LSP with Emacs 29

Posted: ; Updated: Dec 16, 2022 emacs

Eglot, an Emacs package that integrates the language server protocol (LSP) into Emacs, was just merged into Emacs main. It joins tree-sitter and use-package as another reason to be excited about the Emacs 29 release.

This post aims to answer some common questions I observed in recent discussions around the Eglot merge. In particular, what is LSP and how do alternatives compare to Eglot?

What is LSP?

LSP was originally designed to provide IDE language features to Visual Studio Code, e.g., "Go to definition" or "Find references" popups. The project was later open sourced by Microsoft and now has a formal specification.

The protocol came out of the need to design an editor-specific compiler that prioritizes the features programmers care about when actively writing code, as opposed to compilers that work with code that is already written. While such a compiler can be built on an ad-hoc basis for a specific IDE, it is difficult to share that work with other editors that may be built using a different programming language. With LSP, the compiler is run in an independent process that communicates to the editor via messages, serialized as JSON.

Decoupling the language server implementation from the editor or extension implementation is a great move that has seen a broad level of adoption in the editor space, even outside of Visual Studio Code. And now with Emacs 29, we have support built into Emacs.

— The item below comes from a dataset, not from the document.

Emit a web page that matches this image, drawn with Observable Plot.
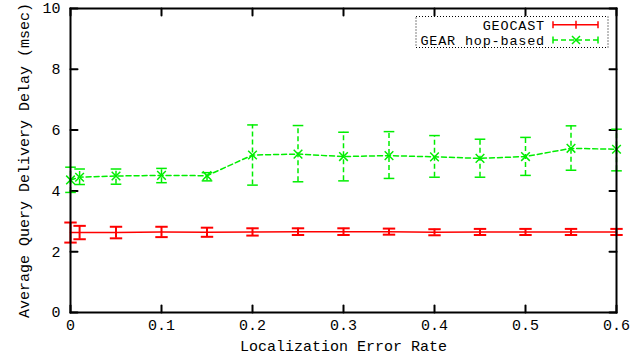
<!DOCTYPE html>
<html><head><meta charset="utf-8">
<script src="https://cdn.jsdelivr.net/npm/d3@7"></script>
<script src="https://cdn.jsdelivr.net/npm/@observablehq/plot@0.6"></script>
<style>
body{margin:0;background:#fff;}
#wrap{position:relative;width:634px;height:363px;}
</style></head><body><div id="wrap"></div>
<script>
const xs = [0, 0.01, 0.05, 0.1, 0.15, 0.2, 0.25, 0.3, 0.35, 0.4, 0.45, 0.5, 0.55, 0.6];
const geocast = [2.63, 2.63, 2.63, 2.65, 2.64, 2.65, 2.66, 2.66, 2.66, 2.64, 2.65, 2.65, 2.65, 2.65];
const geocastErr = [0.33, 0.22, 0.19, 0.17, 0.15, 0.12, 0.11, 0.11, 0.1, 0.1, 0.1, 0.1, 0.1, 0.1];
const gear = [4.36, 4.45, 4.49, 4.51, 4.5, 5.18, 5.21, 5.13, 5.16, 5.12, 5.07, 5.13, 5.40, 5.37];
const gearLo = [3.95, 4.21, 4.22, 4.27, 4.33, 4.19, 4.30, 4.33, 4.41, 4.45, 4.45, 4.51, 4.68, 4.66];
const gearHi = [4.78, 4.72, 4.72, 4.74, 4.60, 6.17, 6.15, 5.93, 5.95, 5.82, 5.70, 5.76, 6.14, 6.03];
const xTicks = [0, 0.1, 0.2, 0.3, 0.4, 0.5, 0.6];
const yTicks = [0, 2, 4, 6, 8, 10];
const seriesNames = ["GEOCAST", "GEAR hop-based"];
const xLabel = "Localization Error Rate";
const yLabel = "Average Query Delivery Delay (msec)";

const red = "#ff0000", green = "#00ee00";
const geoData = xs.map((x, i) => ({x, y: geocast[i], lo: geocast[i] - geocastErr[i], hi: geocast[i] + geocastErr[i]}));
const gearData = xs.map((x, i) => ({x, y: gear[i], lo: gearLo[i], hi: gearHi[i]}));

const cap = {draw(ctx, size) { const w = Math.sqrt(size); ctx.moveTo(-w, 0); ctx.lineTo(w, 0); }};
const tickShape = {draw(ctx, l) { ctx.moveTo(0, 0); ctx.lineTo(0, -l); }};
const font = "'Liberation Mono', 'DejaVu Sans Mono', monospace";

const chart = Plot.plot({
  width: 634, height: 363,
  marginLeft: 70, marginRight: 18, marginTop: 8, marginBottom: 51,
  style: {fontFamily: font, fontSize: "15px", color: "#000", background: "#fff"},
  x: {domain: [0, 0.6]},
  y: {domain: [0, 10]},
  marks: [
    Plot.axisX(xTicks, {tickSize: 0, tickPadding: 7, tickFormat: d => d === 0 ? "0" : String(d), label: xLabel, labelAnchor: "center", labelArrow: false, labelOffset: 38, fill: "#000"}),
    Plot.axisY(yTicks, {tickSize: 0, tickPadding: 10, label: yLabel, labelAnchor: "center", labelArrow: false, labelOffset: 52, fill: "#000"}),
    Plot.vector(xTicks, {x: d => d, frameAnchor: "bottom", rotate: 0, anchor: "start", length: 7, shape: tickShape, stroke: "#000", strokeWidth: 2}),
    Plot.vector(xTicks, {x: d => d, frameAnchor: "top", rotate: 180, anchor: "start", length: 7, shape: tickShape, stroke: "#000", strokeWidth: 2}),
    Plot.vector(yTicks, {y: d => d, frameAnchor: "left", rotate: 90, anchor: "start", length: 7, shape: tickShape, stroke: "#000", strokeWidth: 2}),
    Plot.vector(yTicks, {y: d => d, frameAnchor: "right", rotate: -90, anchor: "start", length: 7, shape: tickShape, stroke: "#000", strokeWidth: 2}),
    // GEOCAST
    Plot.line(geoData, {x: "x", y: "y", stroke: red, strokeWidth: 1.5}),
    Plot.ruleX(geoData, {x: "x", y1: "lo", y2: "hi", stroke: red, strokeWidth: 2}),
    Plot.dot(geoData, {x: "x", y: "lo", symbol: cap, r: 3.5, stroke: red, strokeWidth: 2}),
    Plot.dot(geoData, {x: "x", y: "hi", symbol: cap, r: 3.5, stroke: red, strokeWidth: 2}),
    // GEAR
    Plot.line(gearData, {x: "x", y: "y", stroke: green, strokeWidth: 1.5, strokeDasharray: "5,3"}),
    Plot.ruleX(gearData, {x: "x", y1: "lo", y2: "hi", stroke: green, strokeWidth: 1.5, strokeDasharray: "5,3"}),
    Plot.dot(gearData, {x: "x", y: "lo", symbol: cap, r: 3, stroke: green, strokeWidth: 1.5}),
    Plot.dot(gearData, {x: "x", y: "hi", symbol: cap, r: 3, stroke: green, strokeWidth: 1.5}),
    Plot.dot(gearData, {x: "x", y: "y", symbol: "times", r: 4, stroke: green, strokeWidth: 1.5}),
    Plot.frame({stroke: "#000", strokeWidth: 2})
  ]
});
document.getElementById("wrap").appendChild(chart);

// Legend
const svg = d3.select(chart);
const lg = svg.append("g").attr("font-family", font).attr("font-size", 13.5).attr("letter-spacing", "0.8px");
lg.append("rect").attr("x", 416).attr("y", 16.5).attr("width", 192).attr("height", 31)
  .attr("fill", "none").attr("stroke", "#000").attr("stroke-dasharray", "1,2");
const rows = [{name: seriesNames[0], c: red, y: 24.8, dash: null}, {name: seriesNames[1], c: green, y: 40, dash: "5,3"}];
rows.forEach((r, i) => {
  lg.append("text").attr("x", 545).attr("y", r.y).attr("dy", "0.35em").attr("text-anchor", "end").attr("fill", "#000").text(r.name);
  const g = lg.append("g").attr("stroke", r.c).attr("stroke-width", 1.5);
  g.append("line").attr("x1", 553).attr("x2", 598).attr("y1", r.y).attr("y2", r.y).attr("stroke-dasharray", r.dash);
  g.append("line").attr("x1", 553).attr("x2", 553).attr("y1", r.y - 3.5).attr("y2", r.y + 3.5);
  g.append("line").attr("x1", 598).attr("x2", 598).attr("y1", r.y - 3.5).attr("y2", r.y + 3.5);
  if (i === 0) {
    g.append("line").attr("x1", 576).attr("x2", 576).attr("y1", r.y - 4).attr("y2", r.y + 4);
  } else {
    g.append("path").attr("d", `M572,${r.y-4}L580,${r.y+4}M572,${r.y+4}L580,${r.y-4}`);
  }
});
</script></body></html>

Why was Eglot merged instead of alternatives?

Two primary reasons come to mind:

  1. Free Software Foundation (FSF) licensing
  2. Idiomatic Emacs Lisp and package standards

The former reason refers to the GNU requirement that "legally significant" contributions (e.g. 15+ LOC) are accompanied by signed paperwork. If you've ever tried contributing to an Emacs package that lives in Emacs main you're probably already familiar with the process of submitting a request, signing the documents, and sending them in for approval.

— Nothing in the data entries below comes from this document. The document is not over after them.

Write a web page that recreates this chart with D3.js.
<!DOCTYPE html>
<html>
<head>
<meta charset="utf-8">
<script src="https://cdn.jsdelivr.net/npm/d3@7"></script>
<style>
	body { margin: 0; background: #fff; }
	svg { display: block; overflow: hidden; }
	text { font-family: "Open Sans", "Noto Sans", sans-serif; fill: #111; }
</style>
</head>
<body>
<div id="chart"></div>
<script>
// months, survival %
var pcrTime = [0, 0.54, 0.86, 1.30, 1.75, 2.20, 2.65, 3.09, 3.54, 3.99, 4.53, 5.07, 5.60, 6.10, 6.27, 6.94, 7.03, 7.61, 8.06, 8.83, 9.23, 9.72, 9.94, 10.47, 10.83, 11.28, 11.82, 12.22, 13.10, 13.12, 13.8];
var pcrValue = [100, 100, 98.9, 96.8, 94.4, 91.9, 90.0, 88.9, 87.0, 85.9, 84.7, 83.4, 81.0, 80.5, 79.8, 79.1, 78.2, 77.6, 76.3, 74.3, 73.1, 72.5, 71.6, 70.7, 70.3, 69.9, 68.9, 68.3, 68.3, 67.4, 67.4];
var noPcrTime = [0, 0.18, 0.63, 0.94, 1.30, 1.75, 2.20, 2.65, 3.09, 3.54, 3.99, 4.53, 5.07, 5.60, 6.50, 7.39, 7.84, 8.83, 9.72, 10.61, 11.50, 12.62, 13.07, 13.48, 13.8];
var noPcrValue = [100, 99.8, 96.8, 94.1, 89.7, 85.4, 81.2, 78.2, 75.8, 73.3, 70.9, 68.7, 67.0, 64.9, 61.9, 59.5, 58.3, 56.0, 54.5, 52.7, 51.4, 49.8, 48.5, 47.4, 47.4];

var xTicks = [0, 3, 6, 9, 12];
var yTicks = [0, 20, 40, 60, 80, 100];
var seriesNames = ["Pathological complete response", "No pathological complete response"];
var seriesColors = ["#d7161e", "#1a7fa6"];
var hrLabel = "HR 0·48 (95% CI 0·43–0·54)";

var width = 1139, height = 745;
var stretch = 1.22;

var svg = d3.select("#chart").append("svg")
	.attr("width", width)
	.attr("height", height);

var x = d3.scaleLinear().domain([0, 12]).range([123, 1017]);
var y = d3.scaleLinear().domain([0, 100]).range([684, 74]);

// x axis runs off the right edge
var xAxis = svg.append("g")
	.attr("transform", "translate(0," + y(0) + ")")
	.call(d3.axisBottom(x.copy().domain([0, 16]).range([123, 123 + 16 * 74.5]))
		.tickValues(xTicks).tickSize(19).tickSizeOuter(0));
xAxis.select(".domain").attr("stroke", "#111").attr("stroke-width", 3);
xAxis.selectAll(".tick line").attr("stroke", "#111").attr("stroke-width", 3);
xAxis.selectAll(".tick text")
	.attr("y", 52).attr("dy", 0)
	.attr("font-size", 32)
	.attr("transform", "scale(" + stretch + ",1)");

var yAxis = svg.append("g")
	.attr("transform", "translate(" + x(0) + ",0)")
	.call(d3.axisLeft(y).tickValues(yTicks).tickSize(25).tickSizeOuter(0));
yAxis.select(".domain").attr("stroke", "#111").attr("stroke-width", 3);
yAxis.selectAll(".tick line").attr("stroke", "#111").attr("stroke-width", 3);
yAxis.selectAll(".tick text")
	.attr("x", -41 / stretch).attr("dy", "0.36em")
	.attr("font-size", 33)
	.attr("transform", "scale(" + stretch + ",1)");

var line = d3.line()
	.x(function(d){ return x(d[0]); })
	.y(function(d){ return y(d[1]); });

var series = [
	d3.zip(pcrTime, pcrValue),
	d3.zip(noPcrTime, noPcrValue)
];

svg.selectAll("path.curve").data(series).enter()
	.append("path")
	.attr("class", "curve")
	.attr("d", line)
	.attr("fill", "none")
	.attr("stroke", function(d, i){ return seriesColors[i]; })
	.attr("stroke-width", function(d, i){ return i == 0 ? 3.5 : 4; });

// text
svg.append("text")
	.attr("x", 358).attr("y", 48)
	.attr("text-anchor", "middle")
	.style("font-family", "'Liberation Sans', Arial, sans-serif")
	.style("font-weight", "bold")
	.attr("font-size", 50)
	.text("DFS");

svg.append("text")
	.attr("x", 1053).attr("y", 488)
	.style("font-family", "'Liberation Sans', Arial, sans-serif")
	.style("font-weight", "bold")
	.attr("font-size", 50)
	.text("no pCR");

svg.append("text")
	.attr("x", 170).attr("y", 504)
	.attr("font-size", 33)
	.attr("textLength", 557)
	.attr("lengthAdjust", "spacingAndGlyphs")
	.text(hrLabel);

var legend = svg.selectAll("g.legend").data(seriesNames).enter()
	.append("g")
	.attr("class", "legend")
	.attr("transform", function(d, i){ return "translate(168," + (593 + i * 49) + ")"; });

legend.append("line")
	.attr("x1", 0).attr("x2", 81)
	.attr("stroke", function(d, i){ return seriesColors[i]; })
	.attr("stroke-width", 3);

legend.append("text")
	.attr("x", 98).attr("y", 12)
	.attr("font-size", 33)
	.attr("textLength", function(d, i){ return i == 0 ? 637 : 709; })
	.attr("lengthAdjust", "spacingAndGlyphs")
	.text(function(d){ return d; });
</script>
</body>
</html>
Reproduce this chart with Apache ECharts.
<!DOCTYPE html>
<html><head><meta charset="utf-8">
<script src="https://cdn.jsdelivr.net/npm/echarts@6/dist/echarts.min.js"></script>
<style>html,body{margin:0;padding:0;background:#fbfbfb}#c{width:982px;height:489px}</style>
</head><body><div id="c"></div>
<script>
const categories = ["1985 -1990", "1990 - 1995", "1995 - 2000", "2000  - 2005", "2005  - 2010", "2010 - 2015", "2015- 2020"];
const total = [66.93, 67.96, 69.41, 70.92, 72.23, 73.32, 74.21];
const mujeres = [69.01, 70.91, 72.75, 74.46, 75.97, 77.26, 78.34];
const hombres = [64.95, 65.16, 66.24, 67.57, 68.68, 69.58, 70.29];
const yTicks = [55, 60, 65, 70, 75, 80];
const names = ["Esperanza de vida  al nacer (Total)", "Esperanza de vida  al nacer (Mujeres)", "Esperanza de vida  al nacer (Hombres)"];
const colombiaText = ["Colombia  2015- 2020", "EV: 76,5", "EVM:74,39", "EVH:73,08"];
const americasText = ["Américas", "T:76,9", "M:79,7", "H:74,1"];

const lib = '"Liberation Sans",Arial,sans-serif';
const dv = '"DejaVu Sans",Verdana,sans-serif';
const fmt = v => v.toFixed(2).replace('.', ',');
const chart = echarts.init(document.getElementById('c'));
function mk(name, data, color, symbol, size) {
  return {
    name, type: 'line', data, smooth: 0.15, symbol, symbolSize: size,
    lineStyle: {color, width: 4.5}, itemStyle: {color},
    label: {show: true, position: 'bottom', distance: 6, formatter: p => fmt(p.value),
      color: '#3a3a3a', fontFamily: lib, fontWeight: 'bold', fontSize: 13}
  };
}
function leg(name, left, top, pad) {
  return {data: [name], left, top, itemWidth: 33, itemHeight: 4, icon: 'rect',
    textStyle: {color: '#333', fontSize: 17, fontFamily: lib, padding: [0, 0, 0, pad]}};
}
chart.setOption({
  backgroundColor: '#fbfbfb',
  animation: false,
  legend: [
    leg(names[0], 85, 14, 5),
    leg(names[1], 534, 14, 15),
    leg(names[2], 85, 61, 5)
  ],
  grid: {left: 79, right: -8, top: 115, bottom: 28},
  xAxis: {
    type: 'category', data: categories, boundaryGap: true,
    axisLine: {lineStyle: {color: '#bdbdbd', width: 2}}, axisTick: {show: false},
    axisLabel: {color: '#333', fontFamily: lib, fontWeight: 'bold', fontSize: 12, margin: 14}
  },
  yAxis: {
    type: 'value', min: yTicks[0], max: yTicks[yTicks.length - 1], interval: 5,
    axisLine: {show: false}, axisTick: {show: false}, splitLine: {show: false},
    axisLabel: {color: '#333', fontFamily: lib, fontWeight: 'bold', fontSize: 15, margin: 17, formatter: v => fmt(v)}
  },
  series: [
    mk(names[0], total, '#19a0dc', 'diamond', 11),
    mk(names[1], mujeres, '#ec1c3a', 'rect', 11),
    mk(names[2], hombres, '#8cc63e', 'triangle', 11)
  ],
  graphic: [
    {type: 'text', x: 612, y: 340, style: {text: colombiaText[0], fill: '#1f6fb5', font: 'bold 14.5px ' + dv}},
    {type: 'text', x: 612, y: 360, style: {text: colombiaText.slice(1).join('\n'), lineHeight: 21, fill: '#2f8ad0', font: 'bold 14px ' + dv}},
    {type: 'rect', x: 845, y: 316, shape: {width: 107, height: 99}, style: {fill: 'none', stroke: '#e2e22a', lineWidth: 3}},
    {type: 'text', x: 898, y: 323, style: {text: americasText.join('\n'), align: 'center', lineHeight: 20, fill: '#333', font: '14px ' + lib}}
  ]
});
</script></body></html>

Since the nature of this requirement extends to all contributors of an Emacs package, it can be difficult to gain approval to merge a new package into Emacs main without requiring copyright from the beginning. Otherwise, package maintainers will need to hunt down contributors to get them to sign the relevant paperwork (see use-package#282 as an example).

The secondary reason has to do with Eglot's implementation. Compared to alternatives, Eglot doesn't depend on any packages external to Emacs and integrates nicely with existing Emacs tools like Flymake, Xref, etc. These qualities make it easier to merge and ship with the standard Emacs distribution.

How do alternatives differ?


The alternative I have the most experience with is lsp-mode, which I used for six or so months before switching to Eglot. Unlike Eglot, lsp-mode has no intention of being merged into Emacs main, allowing it some more flexibility in its design and implementation.

Compared to Eglot, lsp-mode is the more maximal package. For one, it supports the entire LSP specification. It also has a ton of extra features, including bespoke UI, non-ELPA package integrations like dap-mode and dash, and support for multiple language servers for a single file.

Whether you decide to pick lsp-mode over Eglot probably comes down to your reaction to lsp-ui. If you desire a fully-featured IDE experience, lsp-mode will serve you well. Otherwise, you may appreciate Eglot's simpler take.

No matter which LSP package you pick, it's worth reading through lsp-mode's performance documentation. It's beneficial no matter which LSP package you choose.


lsp-bridge aims to be "the fastest LSP client in Emacs". Contributor Matthew Zeng recently gave an introduction to the package at EmacsConf 2022, walking through it's implementation and goals.

In general, lsp-bridge aims to work around the single-threaded bottlenecks present in Emacs and Emacs Lisp. Since LSP works via JSON RPC, most of the performance issues are due to blocking IO and JSON parsing. lsp-bridge splits processing into two threads to better handle asynchronous communication between server and editor.

The quest for performance comes with a cost, however, in that lsp-bridge requires Python dependencies and ties its implementation to a specific completion framework bundled with the package.


Eglot is a rad LSP package that is now merged into Emacs main, staged for release with Emacs 29. It's well worth giving it a try, even if you already use lsp-mode. You may prefer its comparatively lightweight feel.